Blue, green, and white smoothies sound recherché, like musical albums. Frozen avocado provides unctuousness and a frosty pale green color in some. Others have a scattering of powders, like maca, pine pollen, or tocos for energy or joint health. This is like DW40 and rocket fuel for your body.
You can get dehydrated flax and chia seed crackers, a super-nutrient antioxidant bonanza with tomatoes, red bell pepper (lycopene!), and kale. They taste like pizza. There are take-away coconut-milk yogurt and cheese made of soaked cashews and hemp with probiotics. An assembly of raw vegan cheesecakes, dense and silky with soaked cashews and coconut nectar, come by the slice in flavors like mixed berry with goji berries and dried white mulberries on top. (One slice has a forest-green swatch from their deep roots juice.)
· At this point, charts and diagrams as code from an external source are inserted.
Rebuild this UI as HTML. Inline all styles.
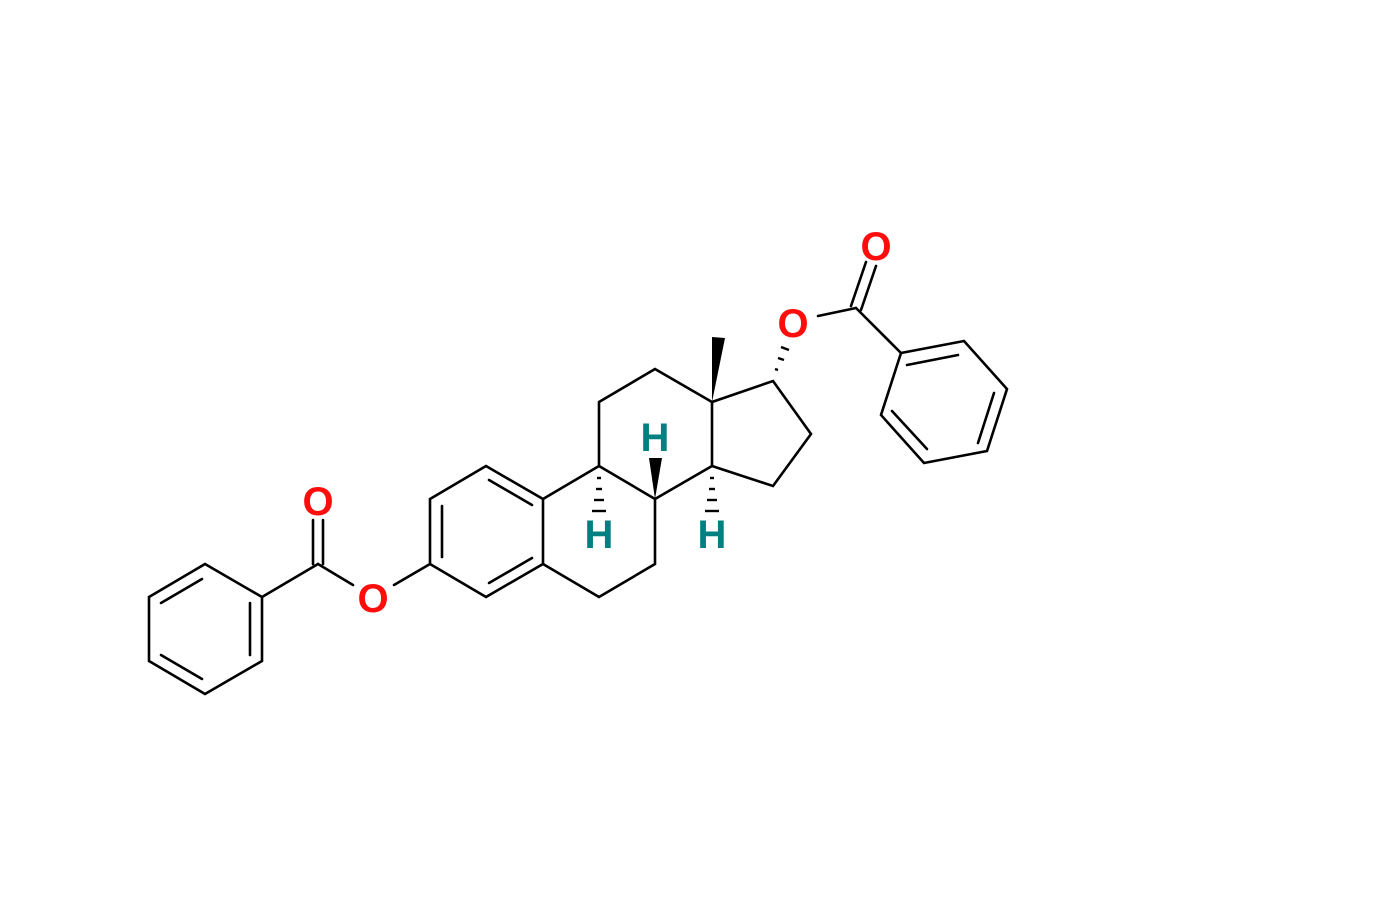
<!DOCTYPE html>
<html><head><style>body{margin:0;background:#fff}svg{display:block}</style></head>
<body>
<svg width="1387" height="910" viewBox="0 0 1387 910" xmlns="http://www.w3.org/2000/svg">
<g stroke="#000" stroke-width="2.6" fill="none" stroke-linecap="round">
<polygon points="205,564 262,597 262,661 205,694 149,661 149,597"/>
<line x1="202" y1="579" x2="161" y2="603"/>
<line x1="250" y1="603" x2="250" y2="655"/>
<line x1="202" y1="679" x2="161" y2="655"/>
<line x1="262" y1="597" x2="318" y2="564"/>
<line x1="313" y1="564" x2="313" y2="520"/>
<line x1="323" y1="564" x2="323" y2="520"/>
<line x1="318" y1="564" x2="353" y2="585"/>
<line x1="394" y1="585" x2="430" y2="564"/>
<polygon points="430,564 430,499 486,466 543,499 543,564 486,597"/>
<line x1="442" y1="557" x2="442" y2="506"/>
<line x1="489" y1="480" x2="532" y2="505"/>
<line x1="532" y1="558" x2="489" y2="583"/>
<polyline points="543,499 599,466 655,499 655,564 599,597 543,564"/>
<polyline points="599,466 599,402 655,369 712,402 712,466 655,499"/>
<polyline points="712,402 773,381 811,434 773,486 712,466"/>
<line x1="818" y1="316" x2="856" y2="308"/>
<line x1="851" y1="306" x2="866" y2="262"/>
<line x1="861" y1="310" x2="876" y2="266"/>
<line x1="856" y1="308" x2="901" y2="353"/>
<polygon points="901,353 964,341 1007,389 987,451 924,463 881,415"/>
<line x1="907" y1="365" x2="958" y2="355"/>
<line x1="994" y1="393" x2="978" y2="443"/>
<line x1="927" y1="449" x2="892" y2="411"/>
</g>
<polygon points="712,402 712,337 725,338" fill="#000"/>
<polygon points="655,499 649,458 662,458" fill="#000"/>
<g stroke="#000" stroke-width="2.4">
<line x1="597" y1="478" x2="601" y2="478"/>
<line x1="596" y1="489" x2="602" y2="489"/>
<line x1="594" y1="500" x2="604" y2="500"/>
<line x1="592" y1="511" x2="606" y2="511"/>
<line x1="710" y1="478" x2="714" y2="478"/>
<line x1="709" y1="489" x2="715" y2="489"/>
<line x1="707" y1="500" x2="717" y2="500"/>
<line x1="705" y1="511" x2="719" y2="511"/>
<line x1="775" y1="369" x2="778" y2="370"/>
<line x1="778" y1="358" x2="784" y2="360"/>
<line x1="781" y1="347" x2="789" y2="350"/>
</g>
<g font-family="Liberation Sans, sans-serif" font-weight="bold" font-size="40" text-anchor="middle">
<text x="318" y="515" fill="#ff0d0d">O</text>
<text x="373" y="612" fill="#ff0d0d">O</text>
<text x="793" y="337" fill="#ff0d0d">O</text>
<text x="876" y="260" fill="#ff0d0d">O</text>
<text x="655" y="451" fill="#008080">H</text>
<text x="599" y="548" fill="#008080">H</text>
<text x="712" y="548" fill="#008080">H</text>
</g>
</svg>
</body></html>
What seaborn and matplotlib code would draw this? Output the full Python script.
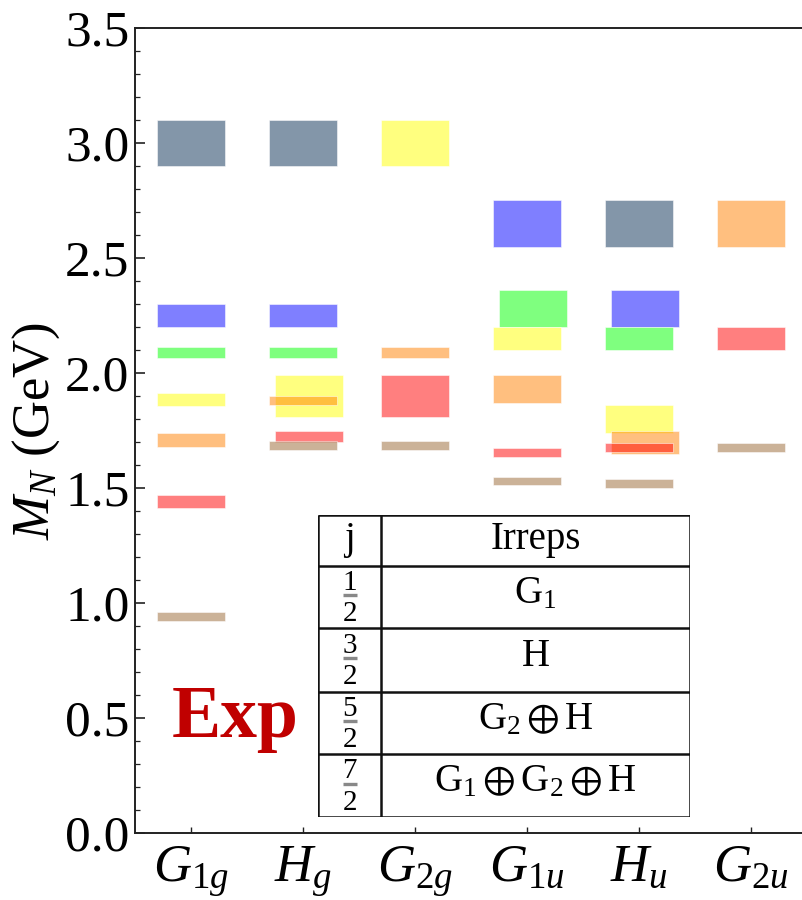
import matplotlib
matplotlib.use("Agg")
import matplotlib.pyplot as plt
import seaborn as sns
from matplotlib.ticker import MultipleLocator, FixedLocator, NullLocator

# ---- data -------------------------------------------------------------
channels = ["G1g", "Hg", "G2g", "G1u", "Hu", "G2u"]
channel_labels = [r"$G_{1g}$", r"$H_g$", r"$G_{2g}$", r"$G_{1u}$", r"$H_u$", r"$G_{2u}$"]

# one entry per mass band: channel, lower / upper edge (GeV), colour group
band_channel = [
    "G1g", "G1g", "G1g", "G1g", "G1g", "G1g", "G1g",
    "Hg", "Hg", "Hg", "Hg", "Hg", "Hg", "Hg",
    "G2g", "G2g", "G2g", "G2g",
    "G1u", "G1u", "G1u", "G1u", "G1u", "G1u",
    "Hu", "Hu", "Hu", "Hu", "Hu", "Hu", "Hu",
    "G2u", "G2u", "G2u",
]
band_low = [
    2.90, 2.20, 2.065, 1.855, 1.68, 1.415, 0.92,
    2.90, 2.20, 2.065, 1.81, 1.86, 1.70, 1.665,
    2.90, 2.065, 1.81, 1.665,
    2.55, 2.20, 2.10, 1.87, 1.635, 1.515,
    2.55, 2.20, 2.10, 1.74, 1.65, 1.655, 1.50,
    2.55, 2.10, 1.655,
]
band_high = [
    3.10, 2.30, 2.115, 1.915, 1.74, 1.47, 0.96,
    3.10, 2.30, 2.115, 1.99, 1.90, 1.75, 1.705,
    3.10, 2.115, 1.99, 1.705,
    2.75, 2.36, 2.20, 1.99, 1.675, 1.55,
    2.75, 2.36, 2.20, 1.86, 1.75, 1.695, 1.54,
    2.75, 2.20, 1.695,
]
band_group = [
    "slate", "blue", "green", "yellow", "orange", "red", "tan",
    "slate", "blue", "green", "yellow", "orange", "red", "tan",
    "yellow", "orange", "red", "tan",
    "blue", "green", "yellow", "orange", "red", "tan",
    "slate", "blue", "green", "yellow", "orange", "red", "tan",
    "orange", "red", "tan",
]

# table of continuum spins and the cubic irreps they subduce to
spin_num = ["1", "3", "5", "7"]
spin_den = ["2", "2", "2", "2"]
spin_irreps = [r"$\mathrm{G}_1$", r"$\mathrm{H}$", r"$\mathrm{G}_2\oplus\mathrm{H}$",
               r"$\mathrm{G}_1\oplus\mathrm{G}_2\oplus\mathrm{H}$"]

# ---- styling ----------------------------------------------------------
group_colours = {
    "slate": (0.03, 0.18, 0.33),
    "blue": (0.0, 0.0, 1.0),
    "green": (0.0, 1.0, 0.0),
    "yellow": (1.0, 1.0, 0.0),
    "orange": (1.0, 0.5, 0.0),
    "red": (1.0, 0.0, 0.0),
    "tan": (0.6, 0.4, 0.2),
}
# bands nudged sideways so that overlapping levels stay visible
nudged = {("Hg", "yellow"), ("Hg", "red"), ("G1u", "green"),
          ("Hu", "blue"), ("Hu", "orange")}
NUDGE = 0.055
BAR_W = 0.61

sns.set_theme(style="white")
plt.rcParams["font.family"] = ["Liberation Serif", "DejaVu Serif"]
plt.rcParams["text.color"] = "black"
plt.rcParams["axes.labelcolor"] = "black"
plt.rcParams["xtick.color"] = "black"
plt.rcParams["ytick.color"] = "black"
plt.rcParams["mathtext.fontset"] = "custom"
plt.rcParams["mathtext.rm"] = "Liberation Serif"
plt.rcParams["mathtext.it"] = "Liberation Serif:italic"
plt.rcParams["mathtext.bf"] = "Liberation Serif:bold"
plt.rcParams["mathtext.fallback"] = "stix"

fig = plt.figure(figsize=(8.02, 9.0), dpi=100)
W, H = 802.0, 900.0
ax = fig.add_axes([135 / W, 1 - 833 / H, (807 - 135) / W, (833 - 28) / H])

pos = {c: i + 1 for i, c in enumerate(channels)}
for ch, lo, hi, grp in zip(band_channel, band_low, band_high, band_group):
    x = pos[ch] + (NUDGE if (ch, grp) in nudged else 0.0)
    sns.barplot(x=[x], y=[hi - lo], bottom=lo, orient="x", native_scale=True,
                width=BAR_W, color=group_colours[grp], saturation=1, alpha=0.5,
                edgecolor="white", linewidth=0.7, errorbar=None, ax=ax)

ax.set_xlim(0.5, 6.5)
ax.set_ylim(0.0, 3.5)
ax.xaxis.set_major_locator(FixedLocator(list(range(1, 7))))
ax.set_xticklabels(channel_labels)
ax.xaxis.set_minor_locator(NullLocator())
ax.yaxis.set_major_locator(MultipleLocator(0.5))
ax.yaxis.set_minor_locator(MultipleLocator(0.1))
ax.yaxis.set_major_formatter(matplotlib.ticker.FormatStrFormatter("%.1f"))

ax.tick_params(axis="y", which="major", direction="in", length=7, width=1.2,
               color="#222222", labelcolor="black", labelsize=37, pad=4,
               left=True, right=False)
ax.tick_params(axis="y", which="minor", direction="in", length=3.5, width=0.9,
               color="#222222", left=True, right=False)
ax.tick_params(axis="x", which="major", direction="in", length=4, width=1.0,
               color="#222222", labelcolor="black", labelsize=38, pad=8,
               bottom=True, top=False)
for side in ("left", "top", "bottom"):
    ax.spines[side].set_color("#222222")
    ax.spines[side].set_linewidth(1.4)
ax.spines["right"].set_visible(False)
ax.set_xlabel("")
ax.set_ylabel(r"$M_N$ (GeV)", fontsize=38, labelpad=2, color="black")

ax.text(0.83, 0.417, "Exp", fontsize=53, fontweight="bold", color="#C00000",
        ha="left", va="baseline")

# ---- inset table ------------------------------------------------------
tx0, tx1, ty0, ty1 = 318, 690, 515, 817
tab = fig.add_axes([tx0 / W, 1 - ty1 / H, (tx1 - tx0) / W, (ty1 - ty0) / H], zorder=5)
tab.set_xlim(0, tx1 - tx0)
tab.set_ylim(ty1 - ty0, 0)
tab.set_facecolor("white")
tab.axis("off")
tab.patch.set_visible(True)

row_edges = [0, 50.7, 113, 176.7, 239, 302]
col_div = 63
lw = 1.8
tab.hlines(row_edges, 0, tx1 - tx0, color="#111111", lw=lw)
tab.vlines([0, col_div, tx1 - tx0], 0, 302, color="#111111", lw=lw)

jc = col_div / 2
ic = (col_div + tx1 - tx0) / 2
hc = (row_edges[0] + row_edges[1]) / 2
tab.text(jc, hc + 9, "j", fontsize=28, ha="center", va="baseline")
tab.text(ic, hc + 9, "Irreps", fontsize=28, ha="center", va="baseline")
for k in range(4):
    rc = (row_edges[k + 1] + row_edges[k + 2]) / 2
    # stacked fraction: numerator, rule, denominator
    tab.text(jc, rc - 7, spin_num[k], fontsize=21, ha="center", va="baseline")
    tab.hlines(rc - 2, jc - 7, jc + 7, color="#888888", lw=2.4)
    tab.text(jc, rc + 24, spin_den[k], fontsize=21, ha="center", va="baseline")
    tab.text(ic, rc + 6, spin_irreps[k], fontsize=28, ha="center", va="baseline")

fig.savefig("out.png", dpi=100)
Many items hinge on activated nuts and seeds, a process that refers to the soaking and rehydrating of cashews, pumpkin seeds, and almonds. It’s a multi-day process that activates the phytochemicals, so the claim goes, and they taste delicately roasted, though they’re not. At a farmers market in the Silver Lake neighborhood of L.A. (yes, chic hippie bonanza land), I recently bought a $10 bag of activated cashews. It was the best bag of cashews in my life: buttery, brittle, and crunchy, with barest hint of salt, they were a revelation. You can get activated cashews at Brewed + Pressed, too.
The space has the usual temple look—minimalist, calming, quiet. Things here do not run cheap. The average smoothie price is $13, say for the Cali shake, with activated pumpkin seed milk, frozen avocado, coconut water and butter, Stumptown cold brew, cocoa, maca, lucuma, tocos, and dates. You may think $13 is a lot to pay for a smoothie. I don’t know. Is your body a temple?